**BRIEF**
Go through the records line by line and work out how many lines hold the word "this". Answer with the number only.
start
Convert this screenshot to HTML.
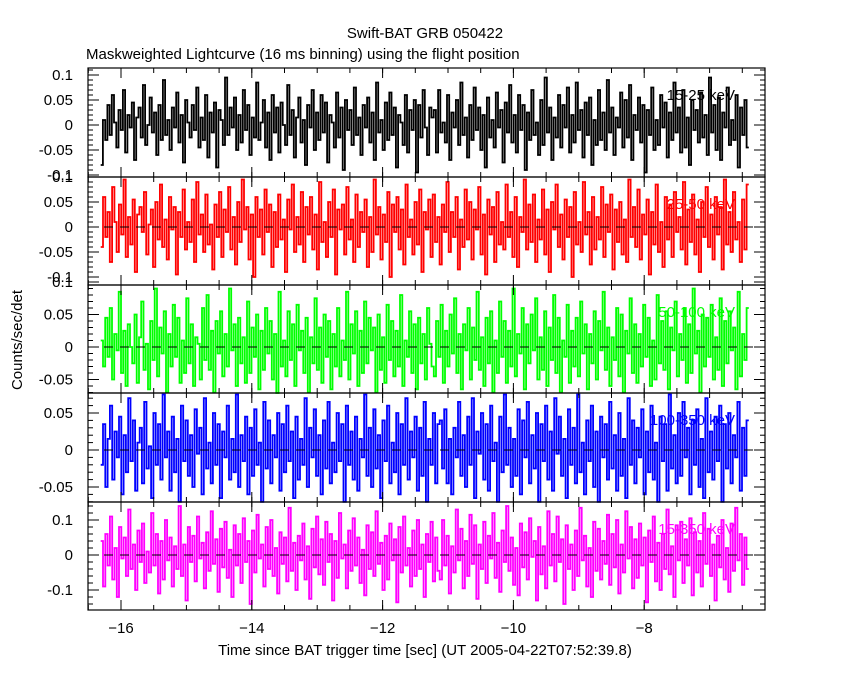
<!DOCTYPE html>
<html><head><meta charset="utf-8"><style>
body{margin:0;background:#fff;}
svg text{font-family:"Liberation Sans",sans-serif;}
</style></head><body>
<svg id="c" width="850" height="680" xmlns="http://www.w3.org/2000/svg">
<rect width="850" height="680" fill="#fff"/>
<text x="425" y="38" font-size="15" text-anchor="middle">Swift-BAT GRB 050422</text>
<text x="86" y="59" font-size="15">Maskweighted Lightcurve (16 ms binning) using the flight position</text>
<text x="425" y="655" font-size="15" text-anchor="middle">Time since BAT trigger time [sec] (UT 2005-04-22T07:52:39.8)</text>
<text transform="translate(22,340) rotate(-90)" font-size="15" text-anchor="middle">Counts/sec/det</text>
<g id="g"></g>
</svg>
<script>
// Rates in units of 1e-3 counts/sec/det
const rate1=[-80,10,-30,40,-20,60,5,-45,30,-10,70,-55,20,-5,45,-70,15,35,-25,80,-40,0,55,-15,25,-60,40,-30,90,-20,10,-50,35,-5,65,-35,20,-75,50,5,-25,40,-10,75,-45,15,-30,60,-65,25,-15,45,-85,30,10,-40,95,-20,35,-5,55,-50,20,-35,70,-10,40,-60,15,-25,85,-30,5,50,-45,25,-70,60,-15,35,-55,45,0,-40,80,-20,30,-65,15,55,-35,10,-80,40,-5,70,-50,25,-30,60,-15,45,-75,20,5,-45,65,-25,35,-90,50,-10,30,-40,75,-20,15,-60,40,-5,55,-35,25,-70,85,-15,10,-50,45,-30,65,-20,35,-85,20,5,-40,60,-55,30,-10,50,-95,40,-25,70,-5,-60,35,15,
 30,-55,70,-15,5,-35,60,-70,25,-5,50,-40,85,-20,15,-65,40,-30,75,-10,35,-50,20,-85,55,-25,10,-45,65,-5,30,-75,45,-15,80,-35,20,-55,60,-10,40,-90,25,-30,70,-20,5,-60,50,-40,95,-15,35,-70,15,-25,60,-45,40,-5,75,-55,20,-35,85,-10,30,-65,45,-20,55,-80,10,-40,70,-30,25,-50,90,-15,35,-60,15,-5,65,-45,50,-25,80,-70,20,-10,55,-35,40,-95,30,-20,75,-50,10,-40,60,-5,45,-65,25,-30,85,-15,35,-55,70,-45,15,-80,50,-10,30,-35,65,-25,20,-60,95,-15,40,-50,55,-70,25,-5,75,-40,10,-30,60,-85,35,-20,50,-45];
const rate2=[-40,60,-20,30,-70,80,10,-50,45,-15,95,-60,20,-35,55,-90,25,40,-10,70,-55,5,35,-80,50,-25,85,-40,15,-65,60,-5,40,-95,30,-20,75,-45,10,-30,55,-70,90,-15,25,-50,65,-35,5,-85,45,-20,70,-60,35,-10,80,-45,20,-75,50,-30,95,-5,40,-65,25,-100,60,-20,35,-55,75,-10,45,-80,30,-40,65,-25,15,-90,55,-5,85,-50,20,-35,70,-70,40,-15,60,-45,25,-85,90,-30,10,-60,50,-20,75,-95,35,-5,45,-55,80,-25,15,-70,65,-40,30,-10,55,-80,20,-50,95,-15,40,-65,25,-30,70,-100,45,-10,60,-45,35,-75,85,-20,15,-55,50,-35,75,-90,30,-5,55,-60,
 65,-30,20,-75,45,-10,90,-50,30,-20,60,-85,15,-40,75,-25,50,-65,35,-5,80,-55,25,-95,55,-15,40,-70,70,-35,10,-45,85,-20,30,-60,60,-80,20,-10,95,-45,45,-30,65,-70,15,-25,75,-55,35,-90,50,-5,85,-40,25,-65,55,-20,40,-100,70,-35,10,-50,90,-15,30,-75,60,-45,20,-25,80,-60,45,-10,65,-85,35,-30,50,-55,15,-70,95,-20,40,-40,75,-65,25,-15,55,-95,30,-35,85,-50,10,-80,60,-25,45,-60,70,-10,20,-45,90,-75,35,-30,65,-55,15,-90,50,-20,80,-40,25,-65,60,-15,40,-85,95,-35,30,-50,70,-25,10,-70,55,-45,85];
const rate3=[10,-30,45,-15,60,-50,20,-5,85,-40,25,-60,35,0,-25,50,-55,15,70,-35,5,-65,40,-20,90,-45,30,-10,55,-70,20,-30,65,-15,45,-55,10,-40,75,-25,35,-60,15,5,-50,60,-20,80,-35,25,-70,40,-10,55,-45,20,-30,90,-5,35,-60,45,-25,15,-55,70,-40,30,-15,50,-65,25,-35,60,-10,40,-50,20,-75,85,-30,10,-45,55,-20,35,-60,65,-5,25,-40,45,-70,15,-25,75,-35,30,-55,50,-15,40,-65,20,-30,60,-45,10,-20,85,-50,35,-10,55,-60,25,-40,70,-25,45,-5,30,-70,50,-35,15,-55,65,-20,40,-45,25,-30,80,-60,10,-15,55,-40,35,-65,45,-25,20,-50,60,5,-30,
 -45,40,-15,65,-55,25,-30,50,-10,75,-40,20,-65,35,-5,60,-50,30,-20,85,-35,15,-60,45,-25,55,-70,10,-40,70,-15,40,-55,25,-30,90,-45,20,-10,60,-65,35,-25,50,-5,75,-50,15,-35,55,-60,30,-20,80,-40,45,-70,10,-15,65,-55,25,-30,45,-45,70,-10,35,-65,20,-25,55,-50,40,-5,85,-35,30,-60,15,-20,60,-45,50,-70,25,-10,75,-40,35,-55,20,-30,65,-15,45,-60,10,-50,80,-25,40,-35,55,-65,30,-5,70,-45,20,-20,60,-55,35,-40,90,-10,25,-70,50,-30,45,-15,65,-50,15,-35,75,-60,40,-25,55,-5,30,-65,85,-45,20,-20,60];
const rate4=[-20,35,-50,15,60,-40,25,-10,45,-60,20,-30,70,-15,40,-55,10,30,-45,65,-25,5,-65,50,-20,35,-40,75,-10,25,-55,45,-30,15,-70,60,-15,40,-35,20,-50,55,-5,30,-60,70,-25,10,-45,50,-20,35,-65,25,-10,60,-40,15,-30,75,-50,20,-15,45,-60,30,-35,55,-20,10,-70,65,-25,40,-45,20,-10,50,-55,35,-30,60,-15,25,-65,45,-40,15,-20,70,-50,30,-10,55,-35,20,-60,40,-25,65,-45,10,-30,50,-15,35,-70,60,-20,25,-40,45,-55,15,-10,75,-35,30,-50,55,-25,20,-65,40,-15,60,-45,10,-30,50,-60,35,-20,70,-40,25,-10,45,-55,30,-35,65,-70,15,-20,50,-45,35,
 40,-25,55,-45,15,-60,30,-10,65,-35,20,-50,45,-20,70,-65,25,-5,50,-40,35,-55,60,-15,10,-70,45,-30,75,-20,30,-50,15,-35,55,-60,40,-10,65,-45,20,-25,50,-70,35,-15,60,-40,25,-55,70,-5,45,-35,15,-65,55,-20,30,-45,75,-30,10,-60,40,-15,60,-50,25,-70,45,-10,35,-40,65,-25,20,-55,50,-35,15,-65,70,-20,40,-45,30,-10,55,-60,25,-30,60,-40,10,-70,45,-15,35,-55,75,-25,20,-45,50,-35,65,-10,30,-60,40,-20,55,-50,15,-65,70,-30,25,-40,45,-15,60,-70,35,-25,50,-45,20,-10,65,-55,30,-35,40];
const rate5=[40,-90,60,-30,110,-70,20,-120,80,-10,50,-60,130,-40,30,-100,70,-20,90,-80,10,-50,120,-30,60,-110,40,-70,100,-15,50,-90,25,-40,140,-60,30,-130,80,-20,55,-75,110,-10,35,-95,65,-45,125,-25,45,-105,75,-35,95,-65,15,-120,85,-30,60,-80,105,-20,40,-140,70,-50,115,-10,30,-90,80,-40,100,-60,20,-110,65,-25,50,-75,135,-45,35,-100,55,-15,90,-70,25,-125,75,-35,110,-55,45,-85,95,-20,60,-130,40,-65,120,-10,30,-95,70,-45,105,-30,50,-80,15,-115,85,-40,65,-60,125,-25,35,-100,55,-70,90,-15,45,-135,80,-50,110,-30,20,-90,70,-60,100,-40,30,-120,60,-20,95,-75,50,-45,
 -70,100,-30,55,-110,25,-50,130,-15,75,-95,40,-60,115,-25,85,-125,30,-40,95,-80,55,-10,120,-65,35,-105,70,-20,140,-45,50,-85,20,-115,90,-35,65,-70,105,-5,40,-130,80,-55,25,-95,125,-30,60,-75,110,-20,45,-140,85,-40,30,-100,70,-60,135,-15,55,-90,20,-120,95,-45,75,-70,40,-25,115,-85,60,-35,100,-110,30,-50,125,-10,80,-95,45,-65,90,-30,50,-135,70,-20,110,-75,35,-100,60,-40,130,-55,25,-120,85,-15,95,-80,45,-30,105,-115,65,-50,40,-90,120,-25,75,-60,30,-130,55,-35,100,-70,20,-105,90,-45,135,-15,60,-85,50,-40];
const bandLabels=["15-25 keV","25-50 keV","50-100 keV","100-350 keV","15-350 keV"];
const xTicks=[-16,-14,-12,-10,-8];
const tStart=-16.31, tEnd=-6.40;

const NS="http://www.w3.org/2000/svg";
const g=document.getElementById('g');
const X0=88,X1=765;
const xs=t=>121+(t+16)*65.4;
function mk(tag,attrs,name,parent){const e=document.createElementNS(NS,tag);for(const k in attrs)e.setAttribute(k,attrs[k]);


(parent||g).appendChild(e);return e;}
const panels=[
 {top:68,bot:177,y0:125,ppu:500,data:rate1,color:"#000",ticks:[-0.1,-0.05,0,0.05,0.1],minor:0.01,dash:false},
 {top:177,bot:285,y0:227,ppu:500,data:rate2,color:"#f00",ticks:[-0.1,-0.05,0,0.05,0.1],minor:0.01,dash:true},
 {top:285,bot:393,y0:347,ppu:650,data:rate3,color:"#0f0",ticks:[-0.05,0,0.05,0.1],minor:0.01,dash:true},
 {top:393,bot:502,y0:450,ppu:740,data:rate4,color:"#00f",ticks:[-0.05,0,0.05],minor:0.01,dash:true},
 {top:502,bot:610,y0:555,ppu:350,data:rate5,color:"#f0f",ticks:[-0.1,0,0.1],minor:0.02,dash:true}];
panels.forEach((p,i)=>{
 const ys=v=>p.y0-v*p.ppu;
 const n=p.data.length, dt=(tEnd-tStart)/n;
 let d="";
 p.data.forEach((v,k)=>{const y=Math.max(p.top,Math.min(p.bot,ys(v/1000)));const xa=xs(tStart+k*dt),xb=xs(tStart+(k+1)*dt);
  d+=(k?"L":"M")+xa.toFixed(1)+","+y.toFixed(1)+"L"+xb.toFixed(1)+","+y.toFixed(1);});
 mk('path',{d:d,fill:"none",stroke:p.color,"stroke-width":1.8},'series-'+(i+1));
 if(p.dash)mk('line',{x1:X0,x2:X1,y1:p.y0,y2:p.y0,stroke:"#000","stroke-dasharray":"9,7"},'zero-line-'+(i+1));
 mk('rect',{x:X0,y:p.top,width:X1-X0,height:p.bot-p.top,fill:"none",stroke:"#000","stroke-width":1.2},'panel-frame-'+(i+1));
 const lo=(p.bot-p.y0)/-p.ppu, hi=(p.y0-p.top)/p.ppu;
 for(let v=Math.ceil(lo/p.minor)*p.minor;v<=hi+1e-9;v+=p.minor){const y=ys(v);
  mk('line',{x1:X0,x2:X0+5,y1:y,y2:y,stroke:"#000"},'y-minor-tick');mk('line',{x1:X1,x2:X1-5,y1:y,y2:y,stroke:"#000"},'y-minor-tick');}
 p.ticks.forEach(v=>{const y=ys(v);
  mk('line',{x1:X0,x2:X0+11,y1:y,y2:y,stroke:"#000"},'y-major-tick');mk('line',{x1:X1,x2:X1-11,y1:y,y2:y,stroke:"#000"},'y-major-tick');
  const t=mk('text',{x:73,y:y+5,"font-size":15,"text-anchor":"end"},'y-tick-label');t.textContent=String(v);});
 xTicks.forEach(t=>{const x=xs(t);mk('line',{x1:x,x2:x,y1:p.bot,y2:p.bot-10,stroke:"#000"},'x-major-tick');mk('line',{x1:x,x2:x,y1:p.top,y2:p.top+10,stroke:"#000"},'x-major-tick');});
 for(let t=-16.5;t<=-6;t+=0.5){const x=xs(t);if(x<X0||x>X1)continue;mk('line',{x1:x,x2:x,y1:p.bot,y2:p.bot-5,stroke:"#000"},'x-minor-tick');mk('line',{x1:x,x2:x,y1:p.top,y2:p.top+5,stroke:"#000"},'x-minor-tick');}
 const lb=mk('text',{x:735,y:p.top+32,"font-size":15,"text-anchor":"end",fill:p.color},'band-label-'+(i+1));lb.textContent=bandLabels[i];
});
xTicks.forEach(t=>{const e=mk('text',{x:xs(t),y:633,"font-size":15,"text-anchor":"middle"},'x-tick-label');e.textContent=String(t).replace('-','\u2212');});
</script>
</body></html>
end
start
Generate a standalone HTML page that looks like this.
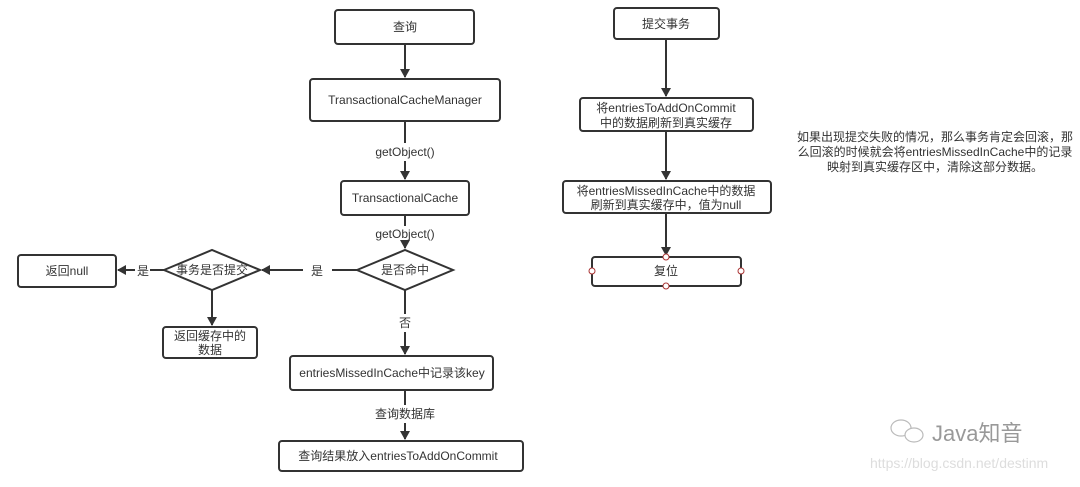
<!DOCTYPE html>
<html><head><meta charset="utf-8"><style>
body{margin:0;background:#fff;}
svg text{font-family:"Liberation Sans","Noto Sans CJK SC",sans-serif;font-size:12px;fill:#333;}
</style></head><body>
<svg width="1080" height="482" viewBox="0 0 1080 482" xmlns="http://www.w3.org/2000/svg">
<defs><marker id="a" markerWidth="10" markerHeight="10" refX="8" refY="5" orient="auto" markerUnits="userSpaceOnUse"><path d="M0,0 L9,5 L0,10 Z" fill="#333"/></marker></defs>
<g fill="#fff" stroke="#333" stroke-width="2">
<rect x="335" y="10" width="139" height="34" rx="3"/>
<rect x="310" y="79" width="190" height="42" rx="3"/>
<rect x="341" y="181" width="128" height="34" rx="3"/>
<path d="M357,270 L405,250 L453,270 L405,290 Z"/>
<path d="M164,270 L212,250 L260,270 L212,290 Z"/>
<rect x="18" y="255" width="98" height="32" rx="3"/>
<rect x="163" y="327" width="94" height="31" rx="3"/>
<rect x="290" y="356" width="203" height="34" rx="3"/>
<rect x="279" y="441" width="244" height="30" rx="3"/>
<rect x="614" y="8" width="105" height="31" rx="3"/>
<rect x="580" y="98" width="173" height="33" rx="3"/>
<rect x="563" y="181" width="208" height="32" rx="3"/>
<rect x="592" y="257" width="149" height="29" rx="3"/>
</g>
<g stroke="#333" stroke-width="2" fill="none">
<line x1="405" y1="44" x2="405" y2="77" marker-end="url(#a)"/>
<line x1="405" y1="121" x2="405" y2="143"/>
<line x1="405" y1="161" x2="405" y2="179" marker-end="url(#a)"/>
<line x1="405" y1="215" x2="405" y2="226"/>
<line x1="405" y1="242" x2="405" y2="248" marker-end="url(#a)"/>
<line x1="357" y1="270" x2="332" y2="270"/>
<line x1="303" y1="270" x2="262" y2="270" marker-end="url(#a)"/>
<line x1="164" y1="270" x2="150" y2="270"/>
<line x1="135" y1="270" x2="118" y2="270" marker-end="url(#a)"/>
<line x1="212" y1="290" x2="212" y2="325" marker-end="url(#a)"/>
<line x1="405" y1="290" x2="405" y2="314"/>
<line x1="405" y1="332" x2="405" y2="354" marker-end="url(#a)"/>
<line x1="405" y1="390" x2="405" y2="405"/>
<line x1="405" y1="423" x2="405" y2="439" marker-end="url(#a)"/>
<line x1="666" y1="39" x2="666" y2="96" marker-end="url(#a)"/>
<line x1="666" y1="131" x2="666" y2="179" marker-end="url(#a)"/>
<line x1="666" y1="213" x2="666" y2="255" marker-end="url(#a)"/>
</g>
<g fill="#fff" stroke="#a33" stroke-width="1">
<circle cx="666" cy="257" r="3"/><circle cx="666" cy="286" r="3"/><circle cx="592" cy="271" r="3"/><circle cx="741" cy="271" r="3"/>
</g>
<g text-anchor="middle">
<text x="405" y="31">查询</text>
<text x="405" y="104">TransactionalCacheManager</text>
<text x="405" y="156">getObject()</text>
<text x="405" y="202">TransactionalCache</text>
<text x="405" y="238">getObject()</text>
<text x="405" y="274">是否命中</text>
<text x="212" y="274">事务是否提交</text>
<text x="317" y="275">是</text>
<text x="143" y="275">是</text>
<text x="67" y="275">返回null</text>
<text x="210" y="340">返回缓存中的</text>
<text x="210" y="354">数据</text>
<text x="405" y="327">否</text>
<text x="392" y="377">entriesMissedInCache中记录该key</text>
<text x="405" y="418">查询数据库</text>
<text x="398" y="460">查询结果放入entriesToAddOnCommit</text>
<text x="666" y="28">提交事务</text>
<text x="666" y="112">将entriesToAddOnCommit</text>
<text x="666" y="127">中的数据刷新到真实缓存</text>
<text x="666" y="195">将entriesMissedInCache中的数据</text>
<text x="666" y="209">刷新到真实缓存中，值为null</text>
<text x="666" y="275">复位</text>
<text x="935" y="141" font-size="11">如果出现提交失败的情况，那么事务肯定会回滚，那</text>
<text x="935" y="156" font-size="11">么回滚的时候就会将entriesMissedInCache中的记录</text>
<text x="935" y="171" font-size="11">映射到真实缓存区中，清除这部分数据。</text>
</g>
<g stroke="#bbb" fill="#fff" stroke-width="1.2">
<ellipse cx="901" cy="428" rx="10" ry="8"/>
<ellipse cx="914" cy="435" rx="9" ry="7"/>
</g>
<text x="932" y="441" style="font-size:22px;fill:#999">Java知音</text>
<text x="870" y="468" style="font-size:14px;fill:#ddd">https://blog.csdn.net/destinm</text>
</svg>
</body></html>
end
start
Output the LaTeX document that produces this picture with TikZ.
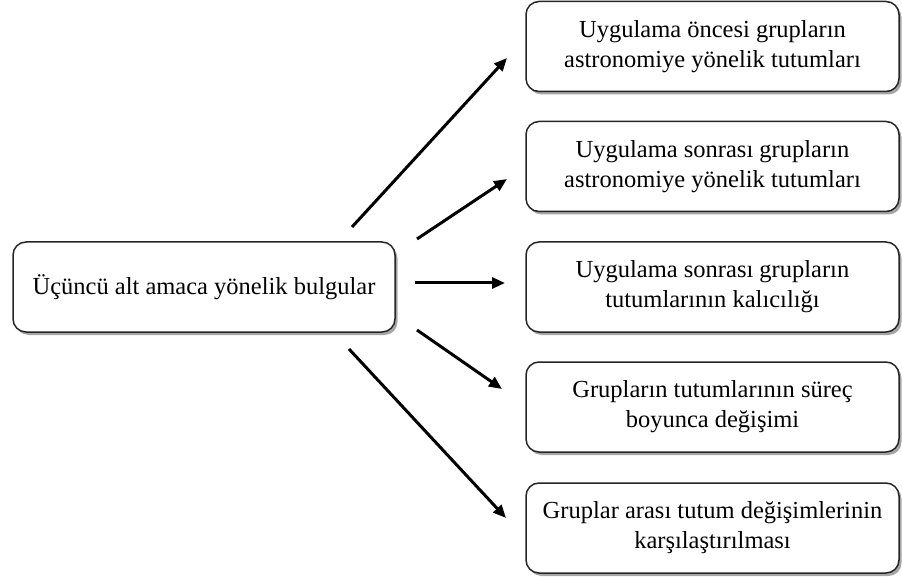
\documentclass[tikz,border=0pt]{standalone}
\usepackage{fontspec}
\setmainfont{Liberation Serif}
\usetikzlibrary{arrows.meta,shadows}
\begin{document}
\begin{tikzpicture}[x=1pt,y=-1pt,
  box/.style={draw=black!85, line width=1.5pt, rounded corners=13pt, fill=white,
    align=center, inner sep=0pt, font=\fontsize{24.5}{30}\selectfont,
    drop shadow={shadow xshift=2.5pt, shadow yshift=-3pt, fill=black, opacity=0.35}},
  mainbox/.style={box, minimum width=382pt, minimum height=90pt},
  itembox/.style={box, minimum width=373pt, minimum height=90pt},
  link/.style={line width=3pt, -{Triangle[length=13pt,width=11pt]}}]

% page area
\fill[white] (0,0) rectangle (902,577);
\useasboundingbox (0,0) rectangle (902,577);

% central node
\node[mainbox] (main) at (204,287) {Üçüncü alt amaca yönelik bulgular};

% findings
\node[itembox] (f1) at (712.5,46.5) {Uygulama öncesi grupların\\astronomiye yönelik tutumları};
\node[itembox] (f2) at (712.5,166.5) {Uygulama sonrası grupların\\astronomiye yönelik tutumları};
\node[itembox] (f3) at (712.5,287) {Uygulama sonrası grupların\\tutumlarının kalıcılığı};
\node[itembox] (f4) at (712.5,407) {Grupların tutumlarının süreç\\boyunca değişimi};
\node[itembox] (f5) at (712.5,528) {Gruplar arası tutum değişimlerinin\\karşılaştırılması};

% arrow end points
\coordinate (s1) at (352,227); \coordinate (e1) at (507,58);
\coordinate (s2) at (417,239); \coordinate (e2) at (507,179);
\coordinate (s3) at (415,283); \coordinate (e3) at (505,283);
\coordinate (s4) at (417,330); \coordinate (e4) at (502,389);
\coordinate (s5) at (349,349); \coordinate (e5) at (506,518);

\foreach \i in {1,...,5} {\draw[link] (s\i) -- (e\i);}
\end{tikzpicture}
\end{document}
end
**FULL SOLUTION**
3